▶ **Given data**

* Begin *

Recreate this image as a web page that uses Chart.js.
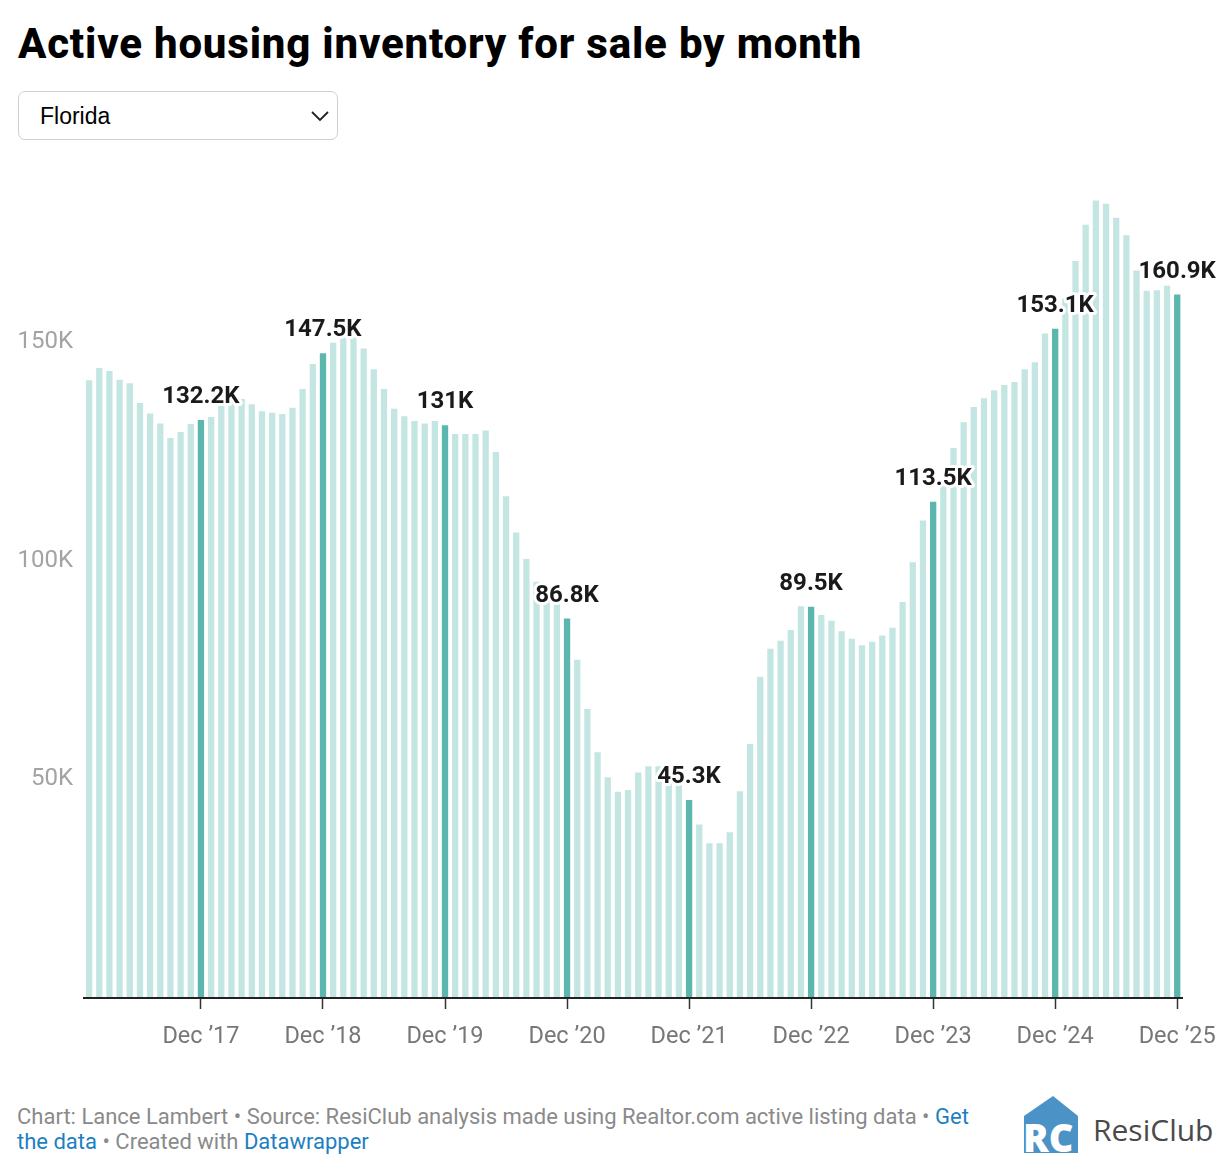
<!DOCTYPE html>
<html>
<head>
<meta charset="utf-8">
<script src="https://cdn.jsdelivr.net/npm/chart.js@4.4.1/dist/chart.umd.min.js"></script>
<style>
  html, body { margin: 0; padding: 0; background: #fff; }
  body { width: 1230px; height: 1172px; position: relative; overflow: hidden; font-family: Roboto, "Noto Sans", sans-serif; }
  h1 { position: absolute; left: 18px; top: 23px; margin: 0; font: 800 42px/42px Roboto, sans-serif; color: #000; letter-spacing: 0.8px; white-space: nowrap; }
  .dropdown { position: absolute; left: 18px; top: 91px; width: 320px; height: 49px; border: 1.5px solid #cfcfcf; border-radius: 7px; box-sizing: border-box; }
  .dropdown span { position: absolute; left: 21px; top: 12px; font: 23px/24px "Liberation Sans", Arial, sans-serif; color: #000; }
  .dropdown svg { position: absolute; right: 7px; top: 18px; }
  #wrap { position: absolute; left: 0; top: 150px; width: 1230px; height: 908px; }
  .footer { position: absolute; left: 17px; top: 1104px; width: 970px; font: 22px/25px Roboto, sans-serif; color: #8a8a8a; }
  .footer a { color: #1d7fc2; text-decoration: none; }
  .logo { position: absolute; left: 1022px; top: 1096px; }
  .logo-text { position: absolute; left: 1093px; top: 1114px; font: 500 30px/32px "Open Sans", sans-serif; color: #4a4a4a; }
</style>
</head>
<body>
<h1>Active housing inventory for sale by month</h1>
<div class="dropdown"><span>Florida</span>
  <svg width="20" height="12" viewBox="0 0 20 12"><polyline points="2,2 10,10 18,2" fill="none" stroke="#222" stroke-width="1.8"/></svg>
</div>
<div id="wrap"><canvas id="chart"></canvas></div>
<div class="footer">Chart: Lance Lambert • Source: ResiClub analysis made using Realtor.com active listing data • <a href="#">Get the data</a> • Created with <a href="#">Datawrapper</a></div>
<svg class="logo" width="58" height="58" viewBox="0 0 58 58">
  <polygon points="2,20 31,0 56,20 56,57 2,57" fill="#4b93c6"/>
  <text x="1" y="56" font-family="Open Sans, sans-serif" font-weight="800" font-size="38" fill="#fff">RC</text>
</svg>
<div class="logo-text">ResiClub</div>
<script>
// 月別在庫 (千件)
const years = [2017, 2018, 2019, 2020, 2021, 2022, 2023, 2024, 2025];
const monthNames = ['Jan', 'Feb', 'Mar', 'Apr', 'May', 'Jun', 'Jul', 'Aug', 'Sep', 'Oct', 'Nov', 'Dec'];

const inv2017 = [141.3, 144.1, 143.4, 141.4, 140.6, 136.1, 133.7, 131.4, 128.1, 129.5, 131.3, 132.2];
const inv2018 = [132.9, 136.0, 136.8, 137.0, 135.8, 134.2, 133.9, 133.6, 135.0, 139.3, 145.0, 147.5];
const inv2019 = [149.9, 152.0, 152.3, 148.6, 143.8, 139.3, 134.8, 133.1, 132.0, 131.4, 132.0, 131.0];
const inv2020 = [129.0, 129.0, 129.0, 129.8, 124.9, 114.8, 106.5, 100.4, 95.2, 93.2, 91.5, 86.8];
const inv2021 = [77.4, 66.1, 56.2, 50.5, 47.2, 47.6, 51.6, 53.0, 53.0, 51.5, 49.0, 45.3];
const inv2022 = [39.7, 35.4, 35.4, 37.9, 47.3, 58.1, 73.5, 79.9, 81.7, 84.2, 89.6, 89.5];
const inv2023 = [87.6, 86.3, 83.9, 82.2, 80.7, 81.5, 82.9, 84.7, 90.6, 99.7, 109.2, 113.5];
const inv2024 = [118.0, 125.8, 131.7, 135.2, 137.2, 139.0, 140.2, 140.9, 143.8, 145.4, 152.0, 153.1];
const inv2025 = [160.0, 168.6, 176.9, 182.4, 181.7, 178.5, 174.5, 166.4, 161.8, 161.9, 162.9, 160.9];

const yTicks = [50, 100, 150];

const values = [].concat(inv2017, inv2018, inv2019, inv2020, inv2021, inv2022, inv2023, inv2024, inv2025);
const labels = [];
years.forEach(y => monthNames.forEach(m => labels.push(m + ' ' + y)));

const isDec = i => i % 12 === 11;
const shortLabel = i => 'Dec \u2019' + String(years[Math.floor(i / 12)]).slice(2);

const LIGHT = '#c4e6e2';
const DARK = '#5bb6ad';

// 12月の棒に値ラベルを描く
const decLabels = {
    id: 'decLabels',
    afterDatasetsDraw(chart) {
        const ctx = chart.ctx;
        const meta = chart.getDatasetMeta(0);
        ctx.save();
        ctx.font = '700 24px Roboto, sans-serif';
        ctx.textAlign = 'center';
        ctx.textBaseline = 'middle';
        ctx.lineJoin = 'round';
        meta.data.forEach((bar, i) => {
            if (!isDec(i)) return;
            const txt = (Math.round(values[i] * 10) / 10) + 'K';
            const y = bar.y - 23;
            ctx.strokeStyle = '#fff';
            ctx.lineWidth = 6;
            ctx.strokeText(txt, bar.x, y);
            ctx.fillStyle = '#1a1a1a';
            ctx.fillText(txt, bar.x, y);
        });
        ctx.restore();
    }
};

new Chart(document.getElementById('chart'), {
    type: 'bar',
    data: {
        labels: labels,
        datasets: [{
            data: values,
            backgroundColor: values.map((v, i) => isDec(i) ? DARK : LIGHT),
            barPercentage: 0.62,
            categoryPercentage: 1.0
        }]
    },
    options: {
        responsive: true,
        maintainAspectRatio: false,
        animation: false,
        layout: { padding: { top: 7, right: 47, left: 0, bottom: 0 } },
        plugins: {
            legend: { display: false },
            tooltip: { enabled: false }
        },
        scales: {
            x: {
                grid: {
                    z: 1,
                    offset: false,
                    drawOnChartArea: false,
                    drawTicks: true,
                    tickLength: 11,
                    tickWidth: 1.5,
                    tickColor: c => isDec(c.index) ? '#333' : 'rgba(0,0,0,0)'
                },
                border: { display: true, color: '#222', width: 2, z: 1 },
                ticks: {
                    autoSkip: false,
                    maxRotation: 0,
                    minRotation: 0,
                    padding: 14,
                    color: '#777',
                    font: { family: 'Roboto, sans-serif', size: 23.5 },
                    callback: (v, i) => isDec(i) ? shortLabel(i) : ''
                },
                afterFit: s => { s.height = 60; }
            },
            y: {
                min: 0,
                max: 190,
                grid: { display: false },
                border: { display: false },
                afterBuildTicks: s => { s.ticks = yTicks.map(v => ({ value: v })); },
                ticks: {
                    padding: 3,
                    color: '#a3a3a3',
                    font: { family: 'Roboto, sans-serif', size: 24 },
                    callback: v => v + 'K'
                },
                afterFit: s => { s.width = 84; }
            }
        }
    },
    plugins: [decLabels]
});
</script>
</body>
</html>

* End *

▶ **Task statement**
Your copy of the data above should match it exactly, except that pictures are left out.

▶ **Exercise output**
Recreate this image as a web page that uses Chart.js.
<!DOCTYPE html>
<html>
<head>
<meta charset="utf-8">
<script src="https://cdn.jsdelivr.net/npm/chart.js@4.4.1/dist/chart.umd.min.js"></script>
<style>
  html, body { margin: 0; padding: 0; background: #fff; }
  body { width: 1230px; height: 1172px; position: relative; overflow: hidden; font-family: Roboto, "Noto Sans", sans-serif; }
  h1 { position: absolute; left: 18px; top: 23px; margin: 0; font: 800 42px/42px Roboto, sans-serif; color: #000; letter-spacing: 0.8px; white-space: nowrap; }
  .dropdown { position: absolute; left: 18px; top: 91px; width: 320px; height: 49px; border: 1.5px solid #cfcfcf; border-radius: 7px; box-sizing: border-box; }
  .dropdown span { position: absolute; left: 21px; top: 12px; font: 23px/24px "Liberation Sans", Arial, sans-serif; color: #000; }
  .dropdown svg { position: absolute; right: 7px; top: 18px; }
  #wrap { position: absolute; left: 0; top: 150px; width: 1230px; height: 908px; }
  .footer { position: absolute; left: 17px; top: 1104px; width: 970px; font: 22px/25px Roboto, sans-serif; color: #8a8a8a; }
  .footer a { color: #1d7fc2; text-decoration: none; }
  .logo { position: absolute; left: 1022px; top: 1096px; }
  .logo-text { position: absolute; left: 1093px; top: 1114px; font: 500 30px/32px "Open Sans", sans-serif; color: #4a4a4a; }
</style>
</head>
<body>
<h1>Active housing inventory for sale by month</h1>
<div class="dropdown"><span>Florida</span>
  <svg width="20" height="12" viewBox="0 0 20 12"><polyline points="2,2 10,10 18,2" fill="none" stroke="#222" stroke-width="1.8"/></svg>
</div>
<div id="wrap"><canvas id="chart"></canvas></div>
<div class="footer">Chart: Lance Lambert • Source: ResiClub analysis made using Realtor.com active listing data • <a href="#">Get the data</a> • Created with <a href="#">Datawrapper</a></div>
<svg class="logo" width="58" height="58" viewBox="0 0 58 58">
  <polygon points="2,20 31,0 56,20 56,57 2,57" fill="#4b93c6"/>
  <text x="1" y="56" font-family="Open Sans, sans-serif" font-weight="800" font-size="38" fill="#fff">RC</text>
</svg>
<div class="logo-text">ResiClub</div>
<script>
// 月別在庫 (千件)
const years = [2017, 2018, 2019, 2020, 2021, 2022, 2023, 2024, 2025];
const monthNames = ['Jan', 'Feb', 'Mar', 'Apr', 'May', 'Jun', 'Jul', 'Aug', 'Sep', 'Oct', 'Nov', 'Dec'];

const inv2017 = [141.3, 144.1, 143.4, 141.4, 140.6, 136.1, 133.7, 131.4, 128.1, 129.5, 131.3, 132.2];
const inv2018 = [132.9, 136.0, 136.8, 137.0, 135.8, 134.2, 133.9, 133.6, 135.0, 139.3, 145.0, 147.5];
const inv2019 = [149.9, 152.0, 152.3, 148.6, 143.8, 139.3, 134.8, 133.1, 132.0, 131.4, 132.0, 131.0];
const inv2020 = [129.0, 129.0, 129.0, 129.8, 124.9, 114.8, 106.5, 100.4, 95.2, 93.2, 91.5, 86.8];
const inv2021 = [77.4, 66.1, 56.2, 50.5, 47.2, 47.6, 51.6, 53.0, 53.0, 51.5, 49.0, 45.3];
const inv2022 = [39.7, 35.4, 35.4, 37.9, 47.3, 58.1, 73.5, 79.9, 81.7, 84.2, 89.6, 89.5];
const inv2023 = [87.6, 86.3, 83.9, 82.2, 80.7, 81.5, 82.9, 84.7, 90.6, 99.7, 109.2, 113.5];
const inv2024 = [118.0, 125.8, 131.7, 135.2, 137.2, 139.0, 140.2, 140.9, 143.8, 145.4, 152.0, 153.1];
const inv2025 = [160.0, 168.6, 176.9, 182.4, 181.7, 178.5, 174.5, 166.4, 161.8, 161.9, 162.9, 160.9];

const yTicks = [50, 100, 150];

const values = [].concat(inv2017, inv2018, inv2019, inv2020, inv2021, inv2022, inv2023, inv2024, inv2025);
const labels = [];
years.forEach(y => monthNames.forEach(m => labels.push(m + ' ' + y)));

const isDec = i => i % 12 === 11;
const shortLabel = i => 'Dec \u2019' + String(years[Math.floor(i / 12)]).slice(2);

const LIGHT = '#c4e6e2';
const DARK = '#5bb6ad';

// 12月の棒に値ラベルを描く
const decLabels = {
    id: 'decLabels',
    afterDatasetsDraw(chart) {
        const ctx = chart.ctx;
        const meta = chart.getDatasetMeta(0);
        ctx.save();
        ctx.font = '700 24px Roboto, sans-serif';
        ctx.textAlign = 'center';
        ctx.textBaseline = 'middle';
        ctx.lineJoin = 'round';
        meta.data.forEach((bar, i) => {
            if (!isDec(i)) return;
            const txt = (Math.round(values[i] * 10) / 10) + 'K';
            const y = bar.y - 23;
            ctx.strokeStyle = '#fff';
            ctx.lineWidth = 6;
            ctx.strokeText(txt, bar.x, y);
            ctx.fillStyle = '#1a1a1a';
            ctx.fillText(txt, bar.x, y);
        });
        ctx.restore();
    }
};

new Chart(document.getElementById('chart'), {
    type: 'bar',
    data: {
        labels: labels,
        datasets: [{
            data: values,
            backgroundColor: values.map((v, i) => isDec(i) ? DARK : LIGHT),
            barPercentage: 0.62,
            categoryPercentage: 1.0
        }]
    },
    options: {
        responsive: true,
        maintainAspectRatio: false,
        animation: false,
        layout: { padding: { top: 7, right: 47, left: 0, bottom: 0 } },
        plugins: {
            legend: { display: false },
            tooltip: { enabled: false }
        },
        scales: {
            x: {
                grid: {
                    z: 1,
                    offset: false,
                    drawOnChartArea: false,
                    drawTicks: true,
                    tickLength: 11,
                    tickWidth: 1.5,
                    tickColor: c => isDec(c.index) ? '#333' : 'rgba(0,0,0,0)'
                },
                border: { display: true, color: '#222', width: 2, z: 1 },
                ticks: {
                    autoSkip: false,
                    maxRotation: 0,
                    minRotation: 0,
                    padding: 14,
                    color: '#777',
                    font: { family: 'Roboto, sans-serif', size: 23.5 },
                    callback: (v, i) => isDec(i) ? shortLabel(i) : ''
                },
                afterFit: s => { s.height = 60; }
            },
            y: {
                min: 0,
                max: 190,
                grid: { display: false },
                border: { display: false },
                afterBuildTicks: s => { s.ticks = yTicks.map(v => ({ value: v })); },
                ticks: {
                    padding: 3,
                    color: '#a3a3a3',
                    font: { family: 'Roboto, sans-serif', size: 24 },
                    callback: v => v + 'K'
                },
                afterFit: s => { s.width = 84; }
            }
        }
    },
    plugins: [decLabels]
});
</script>
</body>
</html>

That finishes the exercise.